Identify every line in the records below that contains the word "matplotlib", and copy each of those lines.

* _INFORMATION GIVEN_
● ● ●

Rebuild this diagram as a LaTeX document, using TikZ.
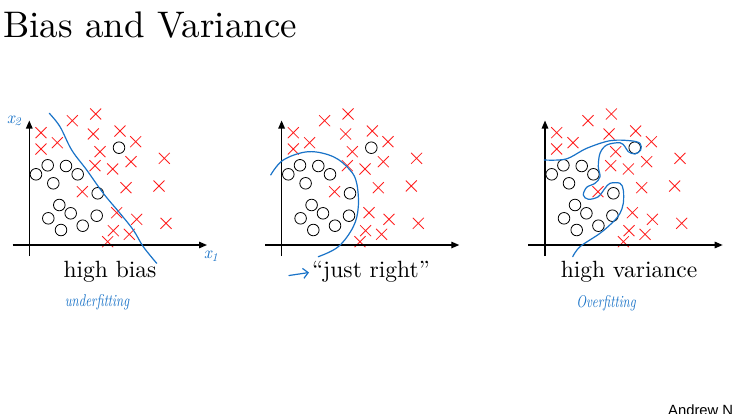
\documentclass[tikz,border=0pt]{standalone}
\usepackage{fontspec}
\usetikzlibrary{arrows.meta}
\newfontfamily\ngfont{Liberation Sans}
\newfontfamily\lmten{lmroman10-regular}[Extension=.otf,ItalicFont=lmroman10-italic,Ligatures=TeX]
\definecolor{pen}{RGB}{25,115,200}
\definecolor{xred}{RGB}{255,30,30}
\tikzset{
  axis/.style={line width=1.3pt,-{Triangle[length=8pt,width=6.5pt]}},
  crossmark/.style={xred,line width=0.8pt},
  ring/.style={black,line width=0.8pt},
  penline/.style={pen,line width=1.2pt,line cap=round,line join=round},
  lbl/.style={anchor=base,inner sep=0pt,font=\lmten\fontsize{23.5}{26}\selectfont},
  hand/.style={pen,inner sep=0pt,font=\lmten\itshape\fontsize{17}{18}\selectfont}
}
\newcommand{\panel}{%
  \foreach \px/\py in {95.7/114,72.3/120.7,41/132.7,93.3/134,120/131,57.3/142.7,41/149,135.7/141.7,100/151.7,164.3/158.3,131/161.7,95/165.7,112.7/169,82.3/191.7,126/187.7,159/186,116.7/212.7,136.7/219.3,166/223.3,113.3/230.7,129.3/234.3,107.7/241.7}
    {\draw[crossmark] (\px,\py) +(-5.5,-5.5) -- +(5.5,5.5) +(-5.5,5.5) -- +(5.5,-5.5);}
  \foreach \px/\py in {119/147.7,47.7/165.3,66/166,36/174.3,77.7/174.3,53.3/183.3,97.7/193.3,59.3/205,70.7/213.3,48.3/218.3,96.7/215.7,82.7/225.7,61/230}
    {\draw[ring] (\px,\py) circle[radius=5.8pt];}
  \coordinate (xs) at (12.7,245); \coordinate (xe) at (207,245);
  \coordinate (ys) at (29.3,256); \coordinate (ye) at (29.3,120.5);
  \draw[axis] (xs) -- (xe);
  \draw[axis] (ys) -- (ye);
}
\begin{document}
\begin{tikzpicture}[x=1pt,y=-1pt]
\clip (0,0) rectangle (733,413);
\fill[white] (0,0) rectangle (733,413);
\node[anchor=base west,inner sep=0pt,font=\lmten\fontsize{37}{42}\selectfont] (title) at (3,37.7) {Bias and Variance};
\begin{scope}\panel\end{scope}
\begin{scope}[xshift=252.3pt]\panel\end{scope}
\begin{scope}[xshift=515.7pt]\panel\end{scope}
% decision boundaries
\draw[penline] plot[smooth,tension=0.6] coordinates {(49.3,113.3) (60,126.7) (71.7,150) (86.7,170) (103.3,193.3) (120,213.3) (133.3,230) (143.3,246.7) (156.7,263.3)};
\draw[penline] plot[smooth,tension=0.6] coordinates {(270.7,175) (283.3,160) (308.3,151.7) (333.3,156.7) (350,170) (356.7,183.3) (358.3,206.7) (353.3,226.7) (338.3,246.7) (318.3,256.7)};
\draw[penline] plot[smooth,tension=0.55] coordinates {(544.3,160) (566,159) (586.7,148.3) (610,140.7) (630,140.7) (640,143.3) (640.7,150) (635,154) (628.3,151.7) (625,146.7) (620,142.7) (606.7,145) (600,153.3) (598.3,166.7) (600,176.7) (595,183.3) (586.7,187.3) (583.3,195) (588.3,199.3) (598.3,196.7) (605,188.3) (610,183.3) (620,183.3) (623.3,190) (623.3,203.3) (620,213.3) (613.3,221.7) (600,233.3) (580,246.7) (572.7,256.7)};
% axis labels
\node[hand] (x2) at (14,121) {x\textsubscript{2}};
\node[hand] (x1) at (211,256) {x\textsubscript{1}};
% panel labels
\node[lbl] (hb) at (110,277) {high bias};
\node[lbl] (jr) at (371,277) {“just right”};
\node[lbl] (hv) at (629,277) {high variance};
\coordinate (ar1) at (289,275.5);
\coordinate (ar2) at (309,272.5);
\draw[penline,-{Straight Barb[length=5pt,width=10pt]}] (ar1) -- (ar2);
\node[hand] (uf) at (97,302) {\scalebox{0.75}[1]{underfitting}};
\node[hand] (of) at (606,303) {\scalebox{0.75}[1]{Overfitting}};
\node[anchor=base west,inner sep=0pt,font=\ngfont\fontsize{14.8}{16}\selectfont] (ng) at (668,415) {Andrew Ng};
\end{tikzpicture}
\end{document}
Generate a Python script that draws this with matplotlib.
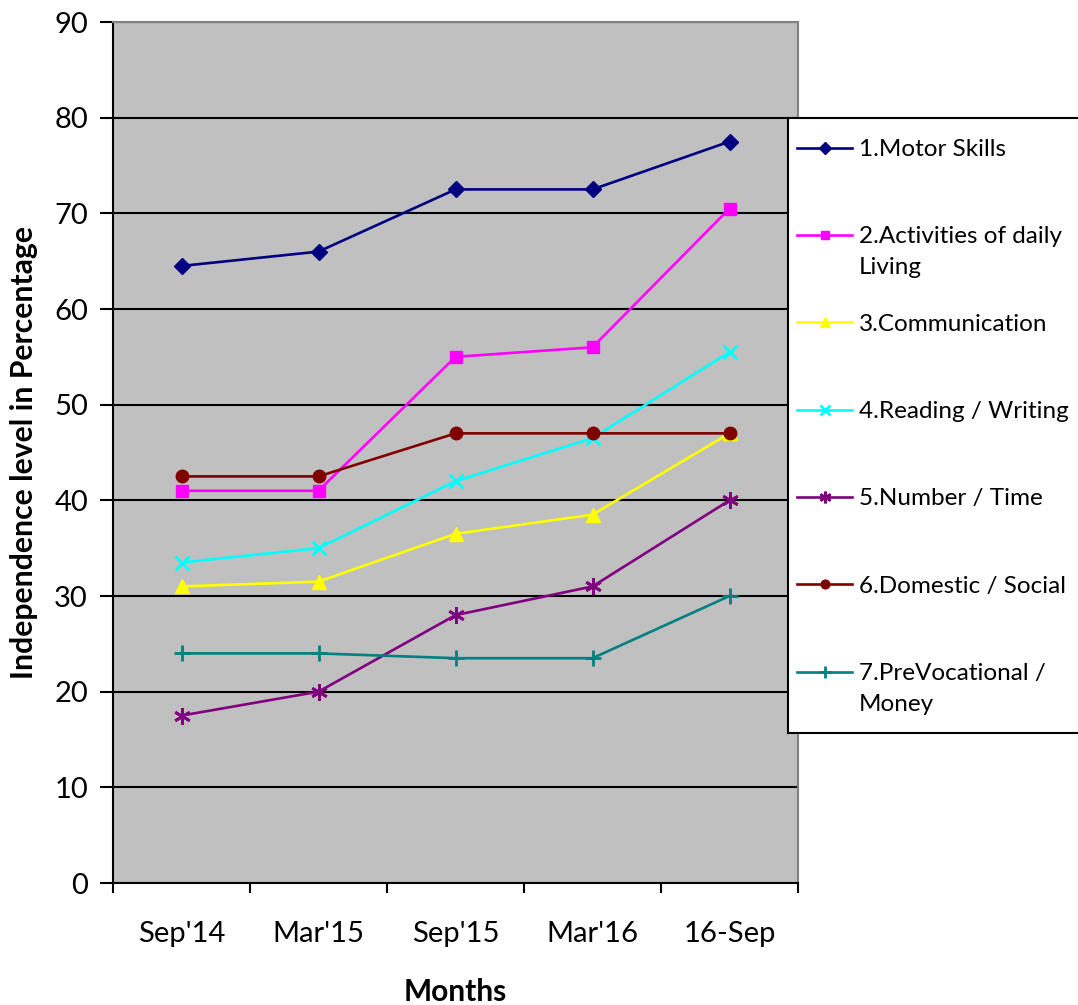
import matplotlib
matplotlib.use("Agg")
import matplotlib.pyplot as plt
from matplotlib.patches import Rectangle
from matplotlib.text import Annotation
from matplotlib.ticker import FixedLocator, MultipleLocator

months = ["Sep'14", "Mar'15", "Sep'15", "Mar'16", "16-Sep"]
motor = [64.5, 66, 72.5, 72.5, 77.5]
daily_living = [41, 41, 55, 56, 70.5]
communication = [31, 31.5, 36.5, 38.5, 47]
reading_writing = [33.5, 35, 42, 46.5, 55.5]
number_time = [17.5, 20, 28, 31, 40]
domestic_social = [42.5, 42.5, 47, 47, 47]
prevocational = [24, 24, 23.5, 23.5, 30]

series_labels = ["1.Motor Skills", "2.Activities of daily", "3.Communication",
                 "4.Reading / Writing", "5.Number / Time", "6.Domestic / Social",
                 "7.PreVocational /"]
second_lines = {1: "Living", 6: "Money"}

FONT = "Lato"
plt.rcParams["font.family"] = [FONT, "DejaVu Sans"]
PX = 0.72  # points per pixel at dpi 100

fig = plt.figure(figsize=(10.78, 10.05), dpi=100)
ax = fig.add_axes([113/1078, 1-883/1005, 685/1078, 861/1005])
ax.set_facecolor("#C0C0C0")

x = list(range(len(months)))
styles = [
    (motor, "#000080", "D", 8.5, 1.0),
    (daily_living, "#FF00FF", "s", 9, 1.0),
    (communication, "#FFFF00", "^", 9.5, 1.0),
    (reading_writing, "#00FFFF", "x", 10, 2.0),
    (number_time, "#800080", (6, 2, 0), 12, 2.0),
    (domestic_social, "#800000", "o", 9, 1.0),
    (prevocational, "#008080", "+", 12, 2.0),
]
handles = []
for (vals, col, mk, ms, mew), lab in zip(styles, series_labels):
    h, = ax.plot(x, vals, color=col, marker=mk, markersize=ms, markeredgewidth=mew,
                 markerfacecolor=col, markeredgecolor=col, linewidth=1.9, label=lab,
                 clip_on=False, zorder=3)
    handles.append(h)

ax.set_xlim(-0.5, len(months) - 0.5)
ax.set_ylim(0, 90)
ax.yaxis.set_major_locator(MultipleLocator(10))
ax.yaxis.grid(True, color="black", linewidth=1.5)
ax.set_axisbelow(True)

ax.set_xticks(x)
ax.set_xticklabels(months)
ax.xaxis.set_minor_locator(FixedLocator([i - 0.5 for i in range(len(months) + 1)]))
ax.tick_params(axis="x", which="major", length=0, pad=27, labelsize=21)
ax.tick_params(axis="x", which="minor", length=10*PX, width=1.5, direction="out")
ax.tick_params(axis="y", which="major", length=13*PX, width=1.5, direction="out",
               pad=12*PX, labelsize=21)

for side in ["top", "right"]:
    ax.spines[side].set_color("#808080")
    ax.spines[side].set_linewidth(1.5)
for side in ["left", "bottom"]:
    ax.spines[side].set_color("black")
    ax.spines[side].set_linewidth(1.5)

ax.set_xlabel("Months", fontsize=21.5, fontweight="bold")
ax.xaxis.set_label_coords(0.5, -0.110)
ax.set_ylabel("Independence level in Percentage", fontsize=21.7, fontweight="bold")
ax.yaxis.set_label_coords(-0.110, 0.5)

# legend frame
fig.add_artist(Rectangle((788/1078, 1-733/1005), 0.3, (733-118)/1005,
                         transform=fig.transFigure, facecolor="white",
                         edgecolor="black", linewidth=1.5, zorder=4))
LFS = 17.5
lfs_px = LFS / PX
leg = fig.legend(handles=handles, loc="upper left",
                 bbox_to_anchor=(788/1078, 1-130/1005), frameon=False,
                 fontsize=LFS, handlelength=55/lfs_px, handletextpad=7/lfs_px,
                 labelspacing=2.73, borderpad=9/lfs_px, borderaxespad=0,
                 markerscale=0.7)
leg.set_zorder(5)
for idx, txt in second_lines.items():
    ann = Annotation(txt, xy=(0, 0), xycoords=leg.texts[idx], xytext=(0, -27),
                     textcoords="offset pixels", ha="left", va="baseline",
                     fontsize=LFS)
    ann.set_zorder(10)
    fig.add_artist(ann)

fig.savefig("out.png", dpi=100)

● ● ●

* _REPLY TO THE EXERCISE_
Generate a Python script that draws this with matplotlib.
import matplotlib
matplotlib.use("Agg")
import matplotlib.pyplot as plt
from matplotlib.patches import Rectangle
from matplotlib.text import Annotation
from matplotlib.ticker import FixedLocator, MultipleLocator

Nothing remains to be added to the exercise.